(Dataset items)

>>>

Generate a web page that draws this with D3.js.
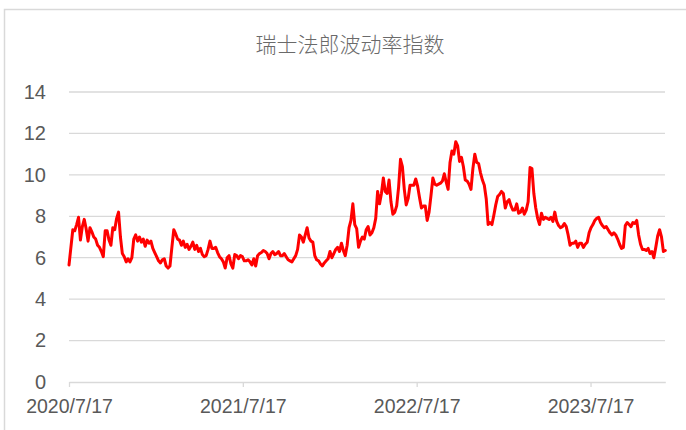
<!DOCTYPE html>
<html>
<head>
<meta charset="utf-8">
<script src="https://cdn.jsdelivr.net/npm/d3@7"></script>
<style>
  html, body { margin: 0; padding: 0; background: #fff; }
  svg { display: block; }
</style>
</head>
<body>
<svg id="chart" width="686" height="430"></svg>
<script>
// Swiss franc volatility index, sampled every 4 days from 2020/7/17
const chartTitle = "瑞士法郎波动率指数";
const seriesStart = "2020/7/17";
const stepDays = 4;
const xTickLabels = ["2020/7/17", "2021/7/17", "2022/7/17", "2023/7/17"];
const yTicks = [0, 2, 4, 6, 8, 10, 12, 14];

const volatility = [
  5.65, 6.5, 7.35, 7.3, 7.6, 7.95, 6.85, 7.5, 7.85, 7.4,
  6.8, 7.45, 7.25, 7.0, 6.9, 6.6, 6.5, 6.3, 6.05, 7.3,
  7.3, 6.85, 6.6, 7.45, 7.35, 7.9, 8.2, 7.0, 6.2, 6.05,
  5.8, 5.95, 5.8, 6.0, 6.9, 7.1, 6.8, 7.0, 6.75, 6.9,
  6.55, 6.85, 6.7, 6.8, 6.45, 6.25, 6.05, 5.85, 5.75, 5.9,
  5.95, 5.6, 5.5, 5.6, 6.5, 7.35, 7.15, 6.9, 6.85, 6.6,
  6.8, 6.5, 6.65, 6.4, 6.55, 6.75, 6.4, 6.6, 6.3, 6.45,
  6.15, 6.05, 6.1, 6.4, 6.8, 6.45, 6.45, 6.5, 6.25, 6.05,
  5.95, 5.8, 5.5, 6.0, 6.1, 5.7, 5.5, 6.15, 6.1, 5.95,
  6.1, 6.05, 5.85, 5.85, 5.9, 5.8, 5.65, 5.95, 5.6, 6.1,
  6.2, 6.25, 6.35, 6.3, 6.2, 5.95, 6.2, 6.3, 6.15, 6.2,
  6.3, 6.1, 6.1, 6.2, 6.05, 5.9, 5.85, 5.8, 5.95, 6.1,
  6.4, 7.1, 7.0, 6.75, 7.1, 7.45, 6.95, 6.8, 6.75, 6.1,
  5.9, 5.85, 5.7, 5.6, 5.75, 5.85, 5.95, 6.3, 6.0, 6.2,
  6.4, 6.5, 6.3, 6.7, 6.35, 6.1, 6.6, 7.45, 7.8, 8.6,
  7.6, 7.4, 6.5, 6.8, 7.0, 6.9, 7.35, 7.5, 7.1, 7.2,
  7.45, 7.9, 9.2, 8.6, 9.1, 9.85, 9.2, 9.1, 9.75, 8.7,
  8.1, 8.2, 8.5, 9.4, 10.75, 10.4, 9.3, 8.55, 8.85, 9.5,
  9.5, 9.5, 9.8, 9.45, 8.9, 8.4, 8.5, 8.5, 7.8, 8.2,
  9.0, 9.85, 9.55, 9.5, 9.55, 9.6, 9.7, 10.05, 9.65, 9.3,
  10.6, 11.15, 11.0, 11.6, 11.4, 10.65, 10.85, 10.4, 9.75, 9.7,
  9.55, 9.3, 10.3, 11.0, 10.6, 10.55, 10.1, 9.75, 9.5, 8.85,
  7.6, 7.7, 7.6, 8.05, 8.55, 8.95, 9.05, 9.2, 9.1, 8.4,
  8.7, 8.8, 8.5, 8.3, 8.3, 8.6, 8.15, 8.2, 8.4, 8.1,
  8.3, 8.7, 10.35, 10.3, 9.1, 8.4, 7.9, 7.6, 8.15, 7.85,
  7.95, 7.9, 7.85, 7.95, 7.75, 8.2, 7.75, 7.55, 7.45, 7.5,
  7.65, 7.5, 7.1, 6.6, 6.7, 6.7, 6.8, 6.5, 6.7, 6.7,
  6.5, 6.65, 6.75, 7.2, 7.45, 7.6, 7.8, 7.9, 7.95, 7.7,
  7.55, 7.45, 7.5, 7.35, 7.2, 7.1, 7.2, 7.1, 6.9, 6.65,
  6.45, 6.5, 7.55, 7.7, 7.6, 7.5, 7.7, 7.65, 7.8, 7.1,
  6.65, 6.4, 6.4, 6.35, 6.45, 6.2, 6.3, 6.0, 6.5, 7.05,
  7.35, 7.0, 6.3, 6.35
];

const parseDate = d3.timeParse("%Y/%m/%d");
const start = parseDate(seriesStart);
const dates = volatility.map((_, i) => d3.timeDay.offset(start, i * stepDays));
const data = dates.map((d, i) => ({ date: d, value: volatility[i] }));

const svg = d3.select("#chart");
const font = "'Liberation Sans', Arial, sans-serif";
const labelColor = "#595959";
const gridColor = "#d9d9d9";

// chart frame (top and left edges fall inside the page)
svg.append("rect")
  .attr("x", 4.5).attr("y", 9.5)
  .attr("width", 720).attr("height", 460)
  .attr("fill", "#fff")
  .attr("stroke", gridColor)
  .attr("stroke-width", 1.5);

const plot = { left: 69, right: 665.3, top: 92, bottom: 382 };

const x = d3.scaleTime()
  .domain([start, dates[dates.length - 1]])
  .range([plot.left, plot.right]);

const y = d3.scaleLinear()
  .domain([0, 14])
  .range([plot.bottom, plot.top]);

// title
svg.append("text")
  .attr("x", 350).attr("y", 52)
  .attr("text-anchor", "middle")
  .attr("font-family", "'Noto Sans CJK SC', sans-serif")
  .attr("font-weight", 300)
  .attr("font-size", 21)
  .attr("fill", "#6a6a6a")
  .text(chartTitle);

// horizontal gridlines
svg.append("g")
  .selectAll("line")
  .data(yTicks.filter(t => t > 0))
  .join("line")
  .attr("x1", plot.left).attr("x2", 665)
  .attr("y1", d => y(d)).attr("y2", d => y(d))
  .attr("stroke", gridColor)
  .attr("stroke-width", 1.3);

// y axis labels
const yAxis = svg.append("g")
  .attr("transform", `translate(${plot.left},0)`)
  .call(d3.axisLeft(y).tickValues(yTicks).tickSize(0).tickPadding(23));
yAxis.select(".domain").remove();
yAxis.selectAll("text")
  .attr("font-family", font)
  .attr("font-size", 20)
  .attr("fill", labelColor);

// x axis
const xTickDates = xTickLabels.map(parseDate);
const xAxis = svg.append("g")
  .attr("transform", `translate(0,${plot.bottom})`)
  .call(d3.axisBottom(x)
    .tickValues(xTickDates)
    .tickFormat((d, i) => xTickLabels[i])
    .tickSize(5)
    .tickSizeOuter(0)
    .tickPadding(12));
xAxis.select(".domain")
  .attr("stroke", gridColor)
  .attr("stroke-width", 1.3);
xAxis.selectAll(".tick line")
  .attr("stroke", gridColor)
  .attr("stroke-width", 1.3);
xAxis.selectAll("text")
  .attr("font-family", font)
  .attr("font-size", 19.5)
  .attr("fill", labelColor);

// volatility line
const line = d3.line()
  .x(d => x(d.date))
  .y(d => y(d.value));

svg.append("path")
  .datum(data)
  .attr("fill", "none")
  .attr("stroke", "#ff0000")
  .attr("stroke-width", 3)
  .attr("stroke-linejoin", "round")
  .attr("stroke-linecap", "round")
  .attr("d", line);
</script>
</body>
</html>
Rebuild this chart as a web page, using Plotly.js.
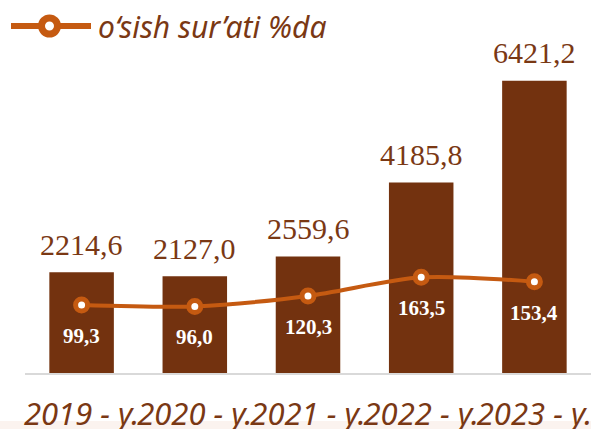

<<<

Would you mind returning each entry above word for word, skipping the images?

Generate a web page that draws this with D3.js.
<!DOCTYPE html>
<html>
<head>
<meta charset="utf-8">
<script src="https://cdn.jsdelivr.net/npm/d3@7"></script>
<style>
  html, body { margin: 0; padding: 0; background: #fff; }
  svg { display: block; }
</style>
</head>
<body>
<svg id="chart" width="686" height="430"></svg>
<script>
// Swiss franc volatility index, sampled every 4 days from 2020/7/17
const chartTitle = "瑞士法郎波动率指数";
const seriesStart = "2020/7/17";
const stepDays = 4;
const xTickLabels = ["2020/7/17", "2021/7/17", "2022/7/17", "2023/7/17"];
const yTicks = [0, 2, 4, 6, 8, 10, 12, 14];

const volatility = [
  5.65, 6.5, 7.35, 7.3, 7.6, 7.95, 6.85, 7.5, 7.85, 7.4,
  6.8, 7.45, 7.25, 7.0, 6.9, 6.6, 6.5, 6.3, 6.05, 7.3,
  7.3, 6.85, 6.6, 7.45, 7.35, 7.9, 8.2, 7.0, 6.2, 6.05,
  5.8, 5.95, 5.8, 6.0, 6.9, 7.1, 6.8, 7.0, 6.75, 6.9,
  6.55, 6.85, 6.7, 6.8, 6.45, 6.25, 6.05, 5.85, 5.75, 5.9,
  5.95, 5.6, 5.5, 5.6, 6.5, 7.35, 7.15, 6.9, 6.85, 6.6,
  6.8, 6.5, 6.65, 6.4, 6.55, 6.75, 6.4, 6.6, 6.3, 6.45,
  6.15, 6.05, 6.1, 6.4, 6.8, 6.45, 6.45, 6.5, 6.25, 6.05,
  5.95, 5.8, 5.5, 6.0, 6.1, 5.7, 5.5, 6.15, 6.1, 5.95,
  6.1, 6.05, 5.85, 5.85, 5.9, 5.8, 5.65, 5.95, 5.6, 6.1,
  6.2, 6.25, 6.35, 6.3, 6.2, 5.95, 6.2, 6.3, 6.15, 6.2,
  6.3, 6.1, 6.1, 6.2, 6.05, 5.9, 5.85, 5.8, 5.95, 6.1,
  6.4, 7.1, 7.0, 6.75, 7.1, 7.45, 6.95, 6.8, 6.75, 6.1,
  5.9, 5.85, 5.7, 5.6, 5.75, 5.85, 5.95, 6.3, 6.0, 6.2,
  6.4, 6.5, 6.3, 6.7, 6.35, 6.1, 6.6, 7.45, 7.8, 8.6,
  7.6, 7.4, 6.5, 6.8, 7.0, 6.9, 7.35, 7.5, 7.1, 7.2,
  7.45, 7.9, 9.2, 8.6, 9.1, 9.85, 9.2, 9.1, 9.75, 8.7,
  8.1, 8.2, 8.5, 9.4, 10.75, 10.4, 9.3, 8.55, 8.85, 9.5,
  9.5, 9.5, 9.8, 9.45, 8.9, 8.4, 8.5, 8.5, 7.8, 8.2,
  9.0, 9.85, 9.55, 9.5, 9.55, 9.6, 9.7, 10.05, 9.65, 9.3,
  10.6, 11.15, 11.0, 11.6, 11.4, 10.65, 10.85, 10.4, 9.75, 9.7,
  9.55, 9.3, 10.3, 11.0, 10.6, 10.55, 10.1, 9.75, 9.5, 8.85,
  7.6, 7.7, 7.6, 8.05, 8.55, 8.95, 9.05, 9.2, 9.1, 8.4,
  8.7, 8.8, 8.5, 8.3, 8.3, 8.6, 8.15, 8.2, 8.4, 8.1,
  8.3, 8.7, 10.35, 10.3, 9.1, 8.4, 7.9, 7.6, 8.15, 7.85,
  7.95, 7.9, 7.85, 7.95, 7.75, 8.2, 7.75, 7.55, 7.45, 7.5,
  7.65, 7.5, 7.1, 6.6, 6.7, 6.7, 6.8, 6.5, 6.7, 6.7,
  6.5, 6.65, 6.75, 7.2, 7.45, 7.6, 7.8, 7.9, 7.95, 7.7,
  7.55, 7.45, 7.5, 7.35, 7.2, 7.1, 7.2, 7.1, 6.9, 6.65,
  6.45, 6.5, 7.55, 7.7, 7.6, 7.5, 7.7, 7.65, 7.8, 7.1,
  6.65, 6.4, 6.4, 6.35, 6.45, 6.2, 6.3, 6.0, 6.5, 7.05,
  7.35, 7.0, 6.3, 6.35
];

const parseDate = d3.timeParse("%Y/%m/%d");
const start = parseDate(seriesStart);
const dates = volatility.map((_, i) => d3.timeDay.offset(start, i * stepDays));
const data = dates.map((d, i) => ({ date: d, value: volatility[i] }));

const svg = d3.select("#chart");
const font = "'Liberation Sans', Arial, sans-serif";
const labelColor = "#595959";
const gridColor = "#d9d9d9";

// chart frame (top and left edges fall inside the page)
svg.append("rect")
  .attr("x", 4.5).attr("y", 9.5)
  .attr("width", 720).attr("height", 460)
  .attr("fill", "#fff")
  .attr("stroke", gridColor)
  .attr("stroke-width", 1.5);

const plot = { left: 69, right: 665.3, top: 92, bottom: 382 };

const x = d3.scaleTime()
  .domain([start, dates[dates.length - 1]])
  .range([plot.left, plot.right]);

const y = d3.scaleLinear()
  .domain([0, 14])
  .range([plot.bottom, plot.top]);

// title
svg.append("text")
  .attr("x", 350).attr("y", 52)
  .attr("text-anchor", "middle")
  .attr("font-family", "'Noto Sans CJK SC', sans-serif")
  .attr("font-weight", 300)
  .attr("font-size", 21)
  .attr("fill", "#6a6a6a")
  .text(chartTitle);

// horizontal gridlines
svg.append("g")
  .selectAll("line")
  .data(yTicks.filter(t => t > 0))
  .join("line")
  .attr("x1", plot.left).attr("x2", 665)
  .attr("y1", d => y(d)).attr("y2", d => y(d))
  .attr("stroke", gridColor)
  .attr("stroke-width", 1.3);

// y axis labels
const yAxis = svg.append("g")
  .attr("transform", `translate(${plot.left},0)`)
  .call(d3.axisLeft(y).tickValues(yTicks).tickSize(0).tickPadding(23));
yAxis.select(".domain").remove();
yAxis.selectAll("text")
  .attr("font-family", font)
  .attr("font-size", 20)
  .attr("fill", labelColor);

// x axis
const xTickDates = xTickLabels.map(parseDate);
const xAxis = svg.append("g")
  .attr("transform", `translate(0,${plot.bottom})`)
  .call(d3.axisBottom(x)
    .tickValues(xTickDates)
    .tickFormat((d, i) => xTickLabels[i])
    .tickSize(5)
    .tickSizeOuter(0)
    .tickPadding(12));
xAxis.select(".domain")
  .attr("stroke", gridColor)
  .attr("stroke-width", 1.3);
xAxis.selectAll(".tick line")
  .attr("stroke", gridColor)
  .attr("stroke-width", 1.3);
xAxis.selectAll("text")
  .attr("font-family", font)
  .attr("font-size", 19.5)
  .attr("fill", labelColor);

// volatility line
const line = d3.line()
  .x(d => x(d.date))
  .y(d => y(d.value));

svg.append("path")
  .datum(data)
  .attr("fill", "none")
  .attr("stroke", "#ff0000")
  .attr("stroke-width", 3)
  .attr("stroke-linejoin", "round")
  .attr("stroke-linecap", "round")
  .attr("d", line);
</script>
</body>
</html>
Rebuild this chart as a web page, using Plotly.js.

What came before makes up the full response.